Moving from errors-based monitoring to outcome-based monitoring
Before moving to New Relic, Navan's infrastructure and application monitoring was a mix of tools that grew in number as new logging or monitoring needs surfaced. As Navan scaled, it was increasingly challenging to understand and dig into the root cause of a single incident. That could be anything from slow page loading times or a security threat. To streamline tooling and processes, Navan turned to New Relic.
"We had a multiplicity of monitoring when I first joined Navan," explains Patrick Beckhelm, director of Observability at Navan. "It raised multiple challenges, mostly related to our lack of ability to understand quality and uptime in general. We had multiple observability tools, and it wasn't really telling us the story of what was happening with our systems at any one time. We were overlogging everything and it was difficult to discern what was actually wrong and what the causes of the issues were."
That got Patrick starting to think in terms of outcome-based monitoring. Could Navan users easily book travel? Were searches performing as expected? "That helped us a great deal in understanding what needed to be improved with the system,” says Patrick.
"Consolidating on New Relic was a great start for us. Once we got the platform instrumented, we were able to solve problems and move to what we consider a post-uptime world, where we know what's happening at the core and we are confident that near 100% uptime is achieved. Now we can focus as a team on business drivers. New Relic helped us with that evolution."
With New Relic in place, the Navan team took on an observability mindset. First putting alerts on success metrics such as the ability for users to create bookings without errors. This was followed by tuning existing infrastructure metrics, and finally anomaly-based alerts.
Deploying 100x per day
The single pane of glass and consolidated observability tooling is what Patrick calls "engineering efficiency lubricant.”
This key advantage—having New Relic as a whole-of-operations observability tool—enables teams to take a more service ownership approach. "We now had observability at the service level. It gave us the confidence to enable CI/CD globally. We could move faster, without breaking things."
Services that were previously being deployed once a day are now being deployed multiple times a day, Patrick says. "Teams don't have to go over to one tool for one thing, over here for another: it's all in one place and can be easily shared," says Patrick.
Monitoring what is happening in real time
One major goal for Navan’s observability team was to set up key performance indicators (KPIs) for observability: the proportion of incidents identified through monitoring practices, rather than through customer complaints. Before New Relic, Beckhelm estimates that about 20% of incidents in the customer journey were identified by observability tooling, whereas now closer to 90% of incidents.
Patrick points to one example where New Relic impacted Navan’s revenue. One day, New Relic dashboards showed low conversions for users looking to book flights.

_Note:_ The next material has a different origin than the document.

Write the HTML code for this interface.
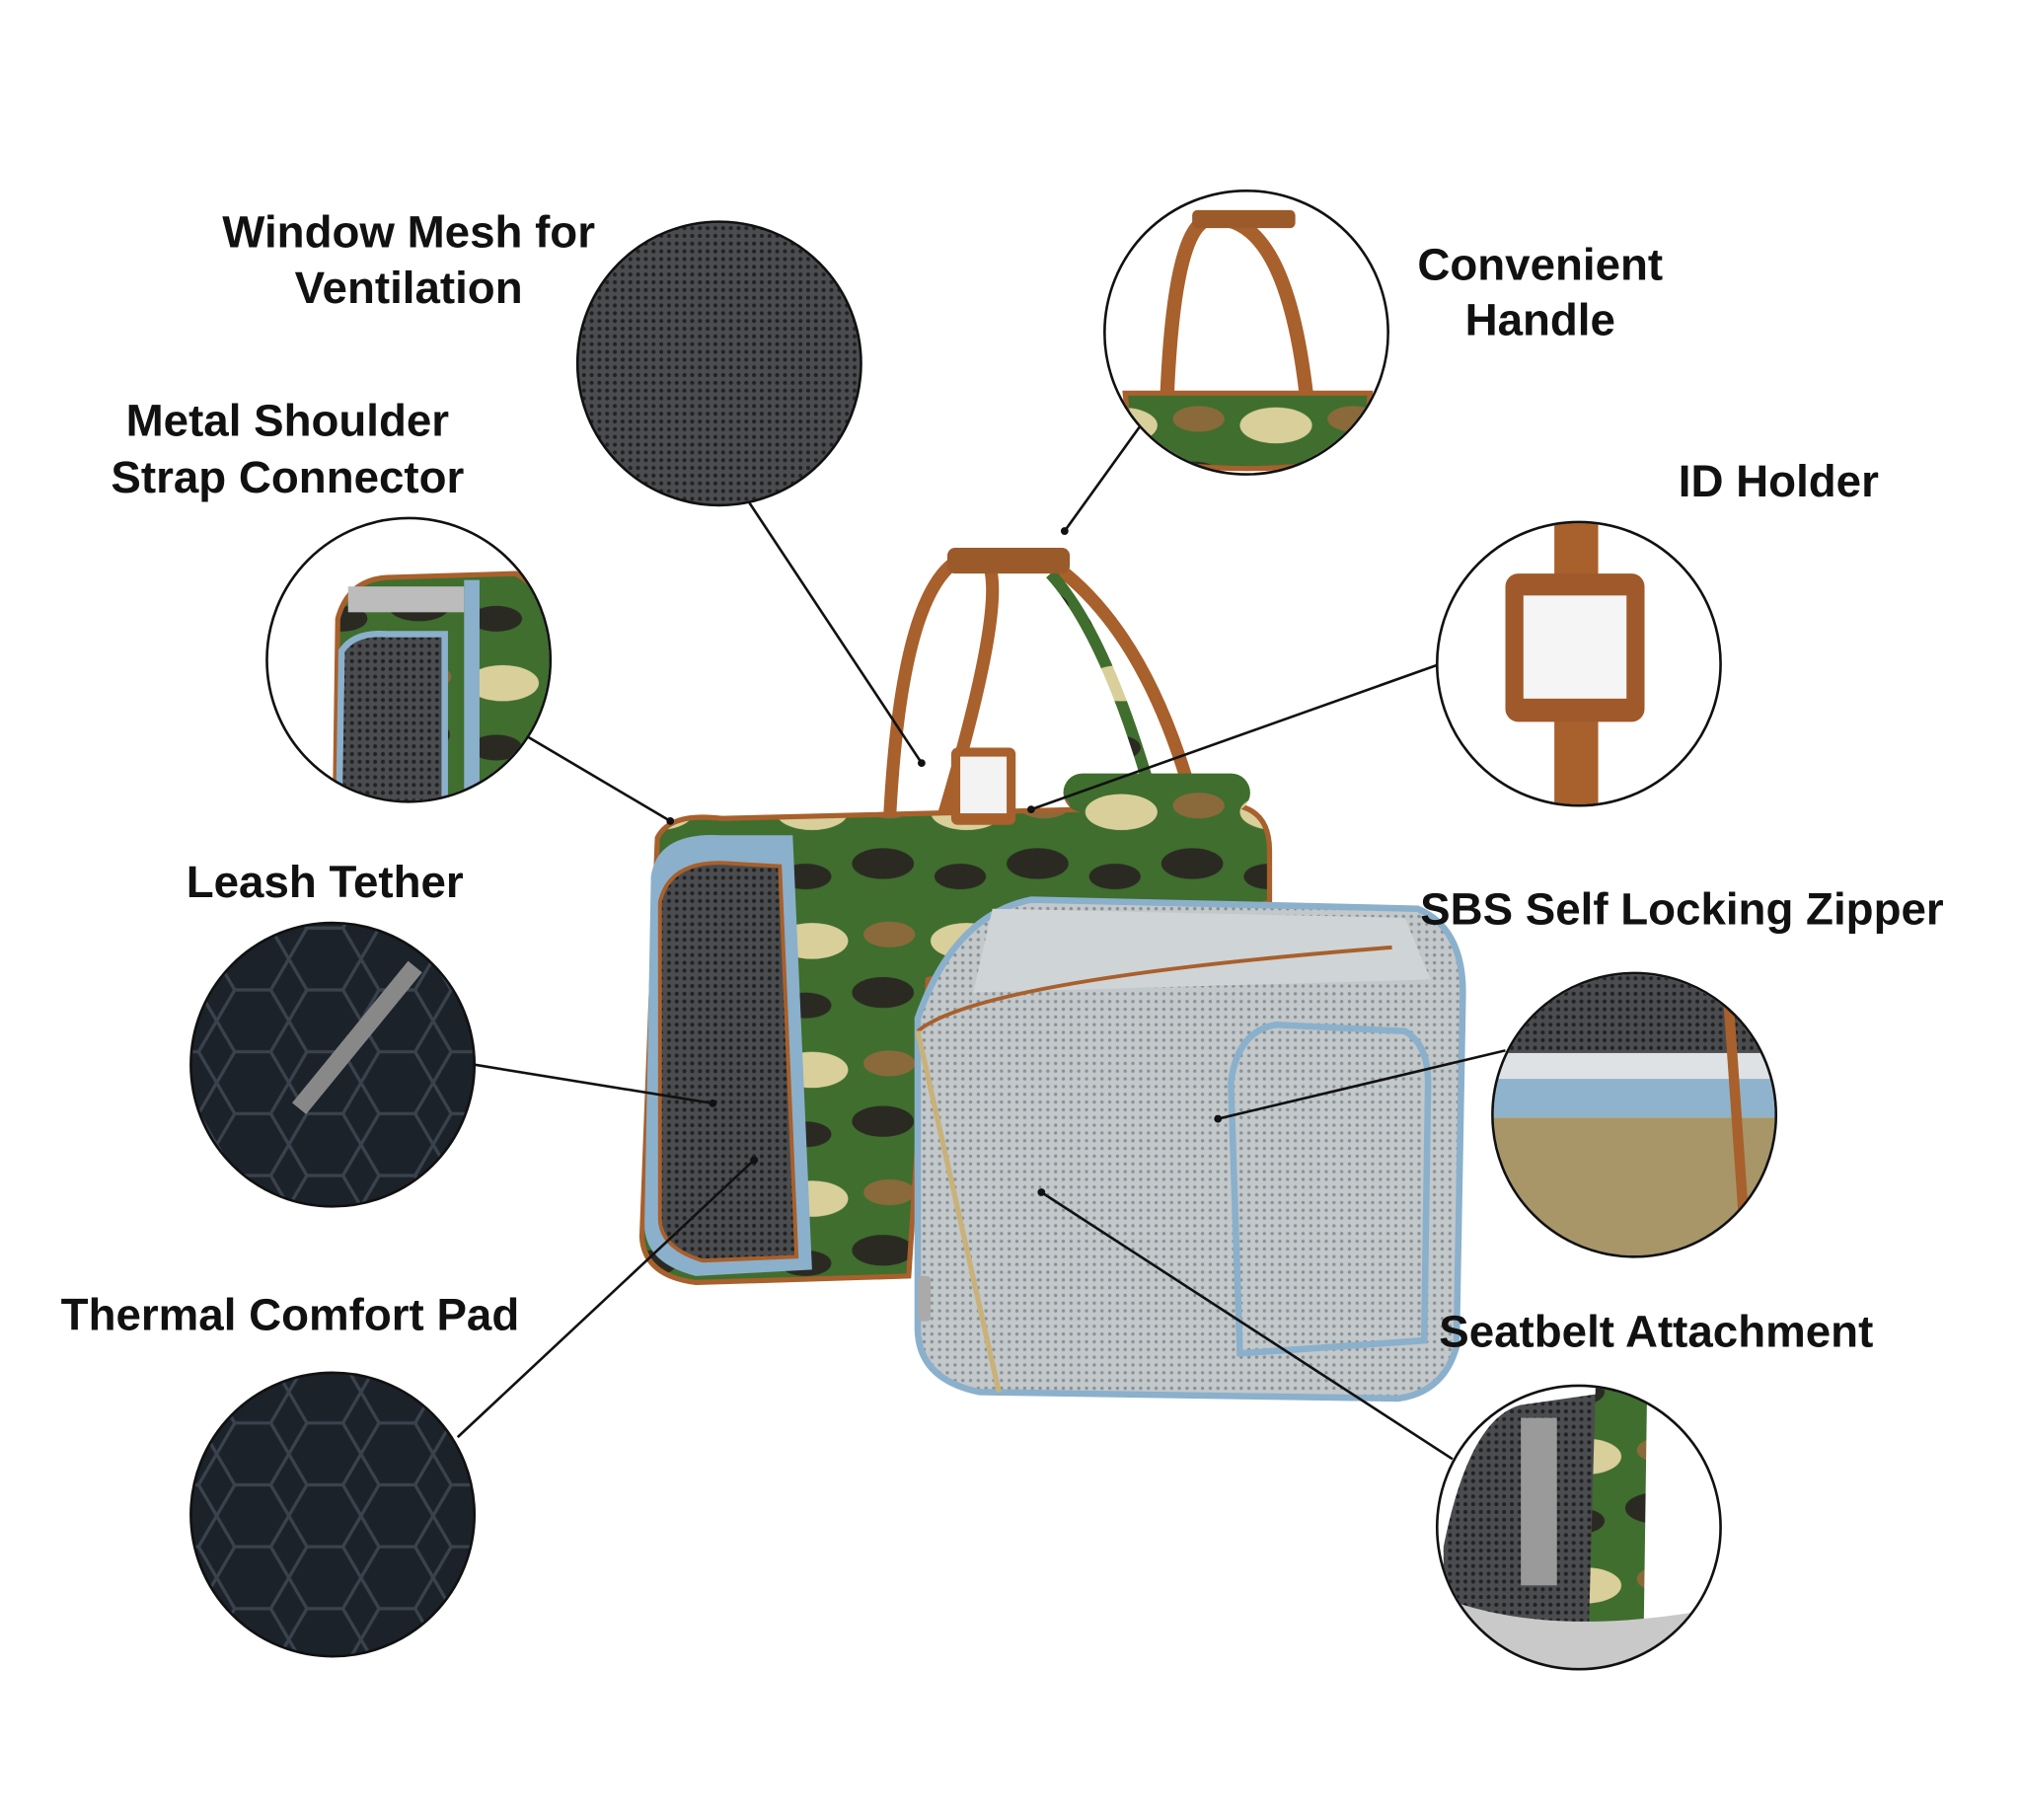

Patrick’s team identified the root cause as an incomplete flight list from one provider. “It’s not something that would normally blare at you from alerts,” says Patrick. "Being able to detect and fix this as it happened, in real time, had a great impact on the day’s conversion revenue."
Chris Cholette, VP of Engineering and SRE at Navan, says that this is the kind of subtle problem that New Relic is helping uncover. “Real-time data during the operational day is hugely powerful for us,” says Chris. "Now, New Relic is used by our customer service team and others throughout the organization who haven’t previously had visibility into these metrics. They can see the outcomes of the technical processes that they depend on. That’s given them more agency with customers and in collaborating with us,” says Chris.